New Narratives in the Quest for Equality: Elites and Everyone Else


New Narratives in the Quest for Equality: Elites and Everyone Else

Daniel Perell
Representative of the Bahá'í International Community to the United Nations
New York, 21 August 2019

As the international community focuses increasing attention on global inequality, a central question emerges: Do the affluent play by a different set of rules?

It is indisputable that in numerous social settings, the well-to-do enjoy benefits and considerations not extended to those of more modest means. Yet, such individuals are themselves shaped by society just as much as they help to shape it. And those cultural norms and values link all people, regardless of material attainment, in ways that are more profound than we might realize.

Today, success is often defined largely in terms of the accumulation of wealth. Those with extreme wealth are revered, their lifestyles made visible in every form of media. And the contemporary global order emphasizes economic indicators, measuring progress by per-capita GDP and well-being by the rise and fall of stock indices. Can it then come as a surprise when money and individual power seem to become valued above all else?

Social narratives are normative. They paint a picture not only of what could be, but what should be. And this affects those who control wealth and those who lack it. From this perspective, the rich are not puppet masters pulling strings atop the world. They are a particular set of actors responding, as would many others, to the messages and inducements—as well as the distortions, illusions, and constraints—of the dominant economic system.

Economic injustice is unquestionably linked to the conscious choices of the powerful and influential. Yet the excesses we decry are often the logical outcome of the goals and values that all of us, at every level of society, are told to embrace to one degree or another. Veneration of wealth, admiration for power, love of luxury—are these unknown outside the highest tax brackets? Could any of us claim that we would never seek to maximize our own advantage within the bounds of the law, or turn the rules of a system to our favor?

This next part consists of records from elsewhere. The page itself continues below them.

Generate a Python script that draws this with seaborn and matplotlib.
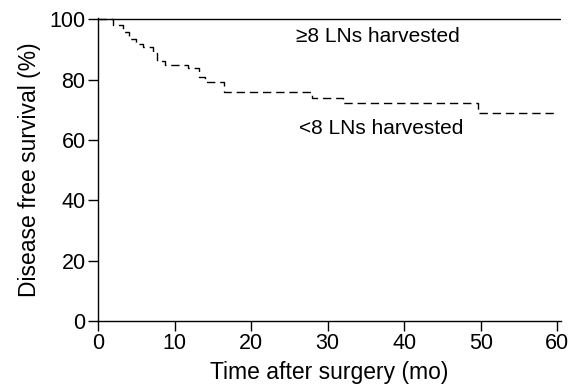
import pandas as pd
import seaborn as sns
import matplotlib
matplotlib.use("Agg")
import matplotlib.pyplot as plt

# Kaplan-Meier steps
months_lt8 = [0, 1.9, 3.3, 4.1, 5.0, 5.9, 7.2, 7.7, 8.8, 11.7, 13.2, 14.0, 16.5, 28.0, 32.0, 49.6, 60.0]
surv_lt8 = [100, 98.0, 95.8, 93.6, 92.0, 90.9, 88.7, 86.1, 85.0, 84.0, 80.8, 79.3, 75.8, 74.0, 72.4, 69.1, 69.1]
months_ge8 = [0, 60.4]
surv_ge8 = [100, 100]

x_ticks = [0, 10, 20, 30, 40, 50, 60]
y_ticks = [0, 20, 40, 60, 80, 100]

sns.set_theme(style="ticks", rc={"text.color": "black", "axes.labelcolor": "black",
                                 "xtick.color": "black", "ytick.color": "black"})
plt.rcParams['font.family'] = ['Liberation Sans', 'DejaVu Sans']

df_lt8 = pd.DataFrame({"month": months_lt8, "surv": surv_lt8})
df_ge8 = pd.DataFrame({"month": months_ge8, "surv": surv_ge8})

fig = plt.figure(figsize=(5.87, 3.89), dpi=100)
ax = fig.add_axes([0.167, 0.175, 0.789, 0.779])

sns.lineplot(data=df_ge8, x="month", y="surv", ax=ax, color="black",
             linewidth=1.0, drawstyle="steps-post")
sns.lineplot(data=df_lt8, x="month", y="surv", ax=ax, color="black",
             linewidth=1.0, drawstyle="steps-post", dashes=False)
ax.lines[-1].set_dashes([6, 3.5])

ax.text(25.9, 94.3, "\u22658 LNs harvested", fontsize=15, va="center", ha="left", color="black")
ax.text(26.2, 63.8, "<8 LNs harvested", fontsize=15, va="center", ha="left", color="black")

ax.set_xlim(0, 60.5)
ax.set_ylim(0, 100.5)
ax.set_xticks(x_ticks)
ax.set_yticks(y_ticks)
ax.tick_params(axis="both", labelsize=15.5, length=7, width=1, color="black",
               labelcolor="black", pad=2)
ax.set_xlabel("Time after surgery (mo)", fontsize=16.5, labelpad=5, color="black")
ax.set_ylabel("Disease free survival (%)", fontsize=16.5, labelpad=6, color="black")

for side in ["top", "right"]:
    ax.spines[side].set_visible(False)
for side in ["left", "bottom"]:
    ax.spines[side].set_color("black")
    ax.spines[side].set_linewidth(1.0)

fig.savefig("out.png", dpi=100)
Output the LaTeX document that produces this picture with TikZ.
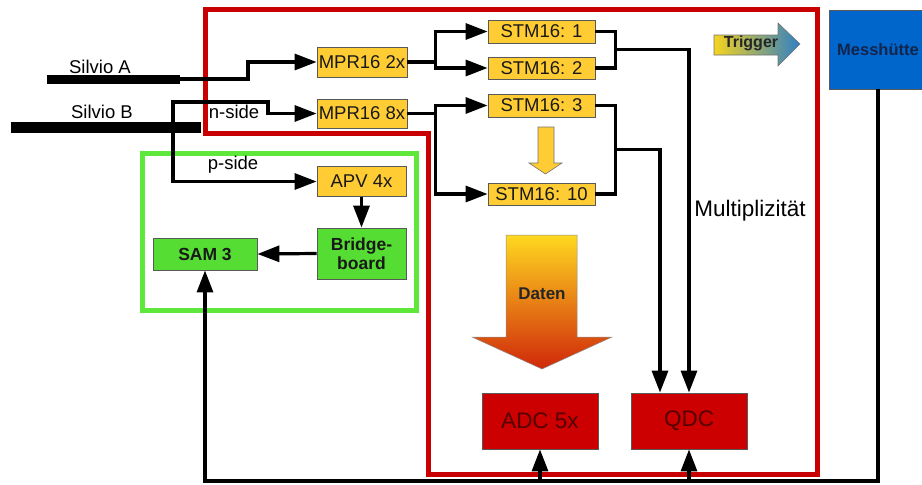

The values that we collectively give assent to, and which inform current economic arrangements, have led to certain patterns of behavior. Other values would lead to different aspirations and choices.

The time has come, then, to craft new narratives of ourselves and our societies—narratives that define different standards of success and wellbeing and assist those at all levels of affluence to construct more noble patterns of living and being together. Patterns which exalt the strength of community ties over the strength of quarterly earnings reports, which reward the depth of our commitment to universal wellbeing not the depth of our pockets, and which value the spirit of service rather than charisma.

Only as consensus grows around a different set of human values can new economic models begin to emerge. This requires the contributions of all, regardless of material circumstances.